Their model predicted that ninth graders in low-income neighborhoods would see a half-a-point decline in their GPA, using a four-point scale. Children in well-off areas, however, “remained unscathed,” thanks to better parental support and peer environments. Poor children are “less likely to benefit from the support of parents who are able to work from home,” the piece, published in VoxEU, finds.

“Four years down the road, the school closure causes an average 25 percent reduction of labor earnings for the poorest children when these enter the labor market,” the economists write. “This implies that the future society will be more unequal and have less social mobility.”

What makes this particularly inexcusable is that this outcome was obvious. In September 2020, we urged the district to reopen schools for in-person learning, calling distance learning “a five-alarm crisis.”

“For tens of thousands of students it’s not possible to sustain the illusion that they are learning anything through the current approach,” we wrote. “It’s likely these students are disproportionately poor, which makes this a double tragedy. Public education may be their best lifeline for success.”

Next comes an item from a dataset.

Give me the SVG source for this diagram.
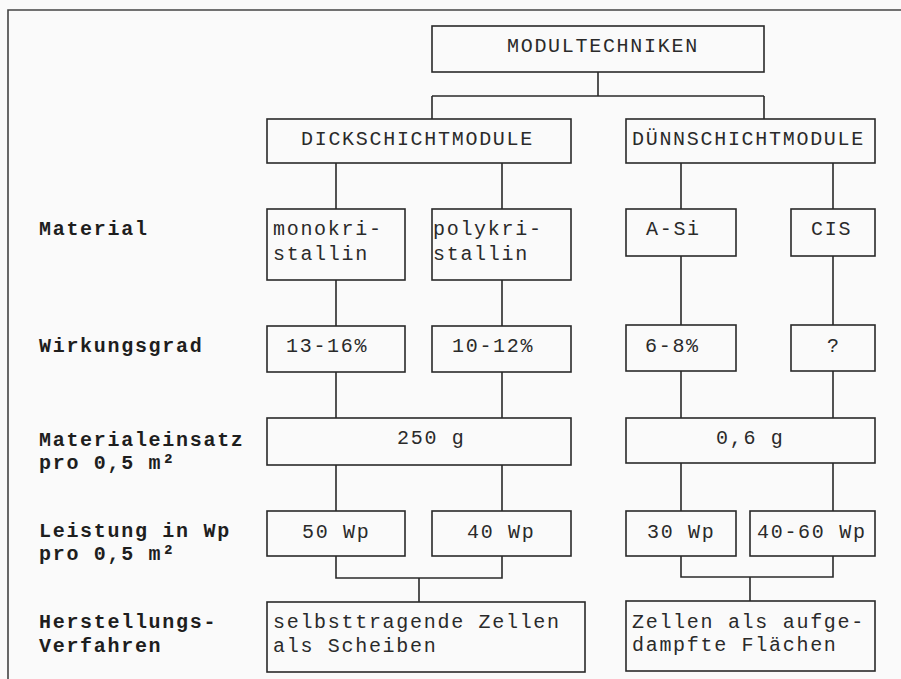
<svg xmlns="http://www.w3.org/2000/svg" width="901" height="679" viewBox="0 0 901 679">
<style>
.bg{fill:#fafafa}
.box{fill:none;stroke:#2a2a2a;stroke-width:1.6}
.con{fill:none;stroke:#2a2a2a;stroke-width:1.6}
.frame{fill:none;stroke:#444;stroke-width:1.6}
.t{font-family:"Liberation Mono","Courier New",monospace;font-size:20px;letter-spacing:1.7px;fill:#2a2a2a}
.lb{font-family:"Liberation Mono","Courier New",monospace;font-size:20px;letter-spacing:1.7px;font-weight:bold;fill:#1e1e1e}
</style>
<rect class="bg" x="0" y="0" width="901" height="679"/>
<path class="frame" d="M8,679 V10 H901"/>

<g id="labels">
<text class="lb" x="39" y="235">Material</text>
<text class="lb" x="39" y="352">Wirkungsgrad</text>
<text class="lb" x="39" y="446">Materialeinsatz</text>
<text class="lb" x="39" y="469">pro 0,5 m²</text>
<text class="lb" x="39" y="537">Leistung in Wp</text>
<text class="lb" x="39" y="560">pro 0,5 m²</text>
<text class="lb" x="39" y="628">Herstellungs-</text>
<text class="lb" x="39" y="652">Verfahren</text>
</g>

<g id="connectors">
<path class="con" d="M598,72 V96 M432,96 H764 M432,96 V119 M764,96 V119"/>
<path class="con" d="M336,163 V209 M502,163 V209 M681,163 V209 M833,163 V209"/>
<path class="con" d="M336,280 V326 M502,280 V326 M681,256 V325 M833,256 V325"/>
<path class="con" d="M336,372 V418 M502,372 V418 M681,371 V418 M833,371 V418"/>
<path class="con" d="M336,465 V511 M502,465 V511 M681,463 V511 M833,463 V511"/>
<path class="con" d="M336,556 V578 H502 V556 M419,578 V602"/>
<path class="con" d="M681,556 V577 H833 V556 M750,577 V601"/>
</g>

<g id="n-modultechniken">
<rect class="box" x="432" y="26" width="332" height="46"/>
<text class="t" x="507" y="52">MODULTECHNIKEN</text>
</g>
<g id="n-dickschicht">
<rect class="box" x="267" y="119" width="304" height="44"/>
<text class="t" x="301" y="145">DICKSCHICHTMODULE</text>
</g>
<g id="n-duennschicht">
<rect class="box" x="626" y="119" width="249" height="44"/>
<text class="t" x="632" y="145">DÜNNSCHICHTMODULE</text>
</g>

<g id="n-mono">
<rect class="box" x="267" y="209" width="138" height="71"/>
<text class="t" x="273" y="235">monokri-</text>
<text class="t" x="273" y="260">stallin</text>
</g>
<g id="n-poly">
<rect class="box" x="432" y="209" width="139" height="71"/>
<text class="t" x="433" y="235">polykri-</text>
<text class="t" x="433" y="260">stallin</text>
</g>
<g id="n-asi">
<rect class="box" x="626" y="209" width="110" height="47"/>
<text class="t" x="646" y="235">A-Si</text>
</g>
<g id="n-cis">
<rect class="box" x="791" y="209" width="84" height="47"/>
<text class="t" x="811" y="235">CIS</text>
</g>

<g id="n-w1">
<rect class="box" x="267" y="326" width="138" height="46"/>
<text class="t" x="286" y="352">13-16%</text>
</g>
<g id="n-w2">
<rect class="box" x="432" y="326" width="139" height="46"/>
<text class="t" x="452" y="352">10-12%</text>
</g>
<g id="n-w3">
<rect class="box" x="626" y="325" width="110" height="46"/>
<text class="t" x="645" y="352">6-8%</text>
</g>
<g id="n-w4">
<rect class="box" x="791" y="325" width="84" height="46"/>
<text class="t" x="827" y="352">?</text>
</g>

<g id="n-m1">
<rect class="box" x="267" y="418" width="304" height="47"/>
<text class="t" x="397" y="444">250 g</text>
</g>
<g id="n-m2">
<rect class="box" x="626" y="418" width="249" height="45"/>
<text class="t" x="716" y="444">0,6 g</text>
</g>

<g id="n-l1">
<rect class="box" x="267" y="511" width="138" height="45"/>
<text class="t" x="302" y="538">50 Wp</text>
</g>
<g id="n-l2">
<rect class="box" x="432" y="511" width="139" height="45"/>
<text class="t" x="467" y="538">40 Wp</text>
</g>
<g id="n-l3">
<rect class="box" x="626" y="511" width="110" height="45"/>
<text class="t" x="647" y="538">30 Wp</text>
</g>
<g id="n-l4">
<rect class="box" x="750" y="511" width="125" height="45"/>
<text class="t" x="757" y="538">40-60 Wp</text>
</g>

<g id="n-h1">
<rect class="box" x="267" y="602" width="318" height="70"/>
<text class="t" x="273" y="628">selbsttragende Zellen</text>
<text class="t" x="273" y="652">als Scheiben</text>
</g>
<g id="n-h2">
<rect class="box" x="626" y="601" width="249" height="70"/>
<text class="t" x="632" y="628">Zellen als aufge-</text>
<text class="t" x="632" y="651">dampfte Flächen</text>
</g>
</svg>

That remains true. Many low-income children now face a lifetime of diminished opportunities. Ironically, the people who oversaw this inequality are often the same contingent protesting constantly about the need for more money to help low-income students.

While the damage isn’t reversible, mitigating it requires honesty. Teacher and parents must know the areas in which a student is struggling if there is any chance of addressing it. Instead, the district gutted its grading standards. Students can now repeat tests and other assignments. Late work can’t be penalized, and 50 percent is the minimum allowed grade.

Lowering standards will make Superintendent Jesus Jara and administrators look better by inflating grades. But it won’t help students and will only exacerbate inequities that have already been aggravated by remote instruction.